§ YOUR OBJECTIVE
Quote the listing below in full and exactly as written, but omit every picture.

§ PROVIDED DATA
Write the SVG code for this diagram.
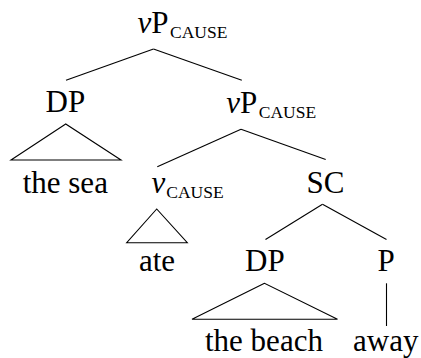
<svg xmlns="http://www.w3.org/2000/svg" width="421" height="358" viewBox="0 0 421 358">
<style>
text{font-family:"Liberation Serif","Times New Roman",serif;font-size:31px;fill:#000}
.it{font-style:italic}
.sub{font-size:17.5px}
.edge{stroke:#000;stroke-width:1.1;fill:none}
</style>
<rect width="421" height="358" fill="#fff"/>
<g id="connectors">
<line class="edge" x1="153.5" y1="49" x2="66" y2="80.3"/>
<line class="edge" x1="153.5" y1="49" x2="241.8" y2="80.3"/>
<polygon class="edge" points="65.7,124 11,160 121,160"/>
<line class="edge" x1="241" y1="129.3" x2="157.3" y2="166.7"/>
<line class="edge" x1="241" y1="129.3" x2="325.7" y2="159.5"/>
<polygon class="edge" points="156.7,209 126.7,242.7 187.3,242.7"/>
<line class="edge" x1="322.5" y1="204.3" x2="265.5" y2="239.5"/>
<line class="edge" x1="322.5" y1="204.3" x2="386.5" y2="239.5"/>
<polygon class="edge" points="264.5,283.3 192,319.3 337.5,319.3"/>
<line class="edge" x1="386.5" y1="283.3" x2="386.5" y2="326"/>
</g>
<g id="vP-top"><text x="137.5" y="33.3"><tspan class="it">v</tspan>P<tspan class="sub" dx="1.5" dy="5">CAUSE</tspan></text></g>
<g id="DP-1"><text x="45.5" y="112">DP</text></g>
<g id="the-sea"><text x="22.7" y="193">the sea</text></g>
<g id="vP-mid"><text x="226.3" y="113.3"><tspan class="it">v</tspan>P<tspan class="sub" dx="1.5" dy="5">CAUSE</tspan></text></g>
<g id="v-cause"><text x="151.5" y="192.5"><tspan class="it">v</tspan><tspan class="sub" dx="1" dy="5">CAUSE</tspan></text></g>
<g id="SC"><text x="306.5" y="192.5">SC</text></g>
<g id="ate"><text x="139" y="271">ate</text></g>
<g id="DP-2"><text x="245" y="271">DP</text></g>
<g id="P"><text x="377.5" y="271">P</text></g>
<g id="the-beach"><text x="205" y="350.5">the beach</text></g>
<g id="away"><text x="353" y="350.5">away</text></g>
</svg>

§ RESULT
Write the SVG code for this diagram.
<svg xmlns="http://www.w3.org/2000/svg" width="421" height="358" viewBox="0 0 421 358">
<style>
text{font-family:"Liberation Serif","Times New Roman",serif;font-size:31px;fill:#000}
.it{font-style:italic}
.sub{font-size:17.5px}
.edge{stroke:#000;stroke-width:1.1;fill:none}
</style>
<rect width="421" height="358" fill="#fff"/>
<g id="connectors">
<line class="edge" x1="153.5" y1="49" x2="66" y2="80.3"/>
<line class="edge" x1="153.5" y1="49" x2="241.8" y2="80.3"/>
<polygon class="edge" points="65.7,124 11,160 121,160"/>
<line class="edge" x1="241" y1="129.3" x2="157.3" y2="166.7"/>
<line class="edge" x1="241" y1="129.3" x2="325.7" y2="159.5"/>
<polygon class="edge" points="156.7,209 126.7,242.7 187.3,242.7"/>
<line class="edge" x1="322.5" y1="204.3" x2="265.5" y2="239.5"/>
<line class="edge" x1="322.5" y1="204.3" x2="386.5" y2="239.5"/>
<polygon class="edge" points="264.5,283.3 192,319.3 337.5,319.3"/>
<line class="edge" x1="386.5" y1="283.3" x2="386.5" y2="326"/>
</g>
<g id="vP-top"><text x="137.5" y="33.3"><tspan class="it">v</tspan>P<tspan class="sub" dx="1.5" dy="5">CAUSE</tspan></text></g>
<g id="DP-1"><text x="45.5" y="112">DP</text></g>
<g id="the-sea"><text x="22.7" y="193">the sea</text></g>
<g id="vP-mid"><text x="226.3" y="113.3"><tspan class="it">v</tspan>P<tspan class="sub" dx="1.5" dy="5">CAUSE</tspan></text></g>
<g id="v-cause"><text x="151.5" y="192.5"><tspan class="it">v</tspan><tspan class="sub" dx="1" dy="5">CAUSE</tspan></text></g>
<g id="SC"><text x="306.5" y="192.5">SC</text></g>
<g id="ate"><text x="139" y="271">ate</text></g>
<g id="DP-2"><text x="245" y="271">DP</text></g>
<g id="P"><text x="377.5" y="271">P</text></g>
<g id="the-beach"><text x="205" y="350.5">the beach</text></g>
<g id="away"><text x="353" y="350.5">away</text></g>
</svg>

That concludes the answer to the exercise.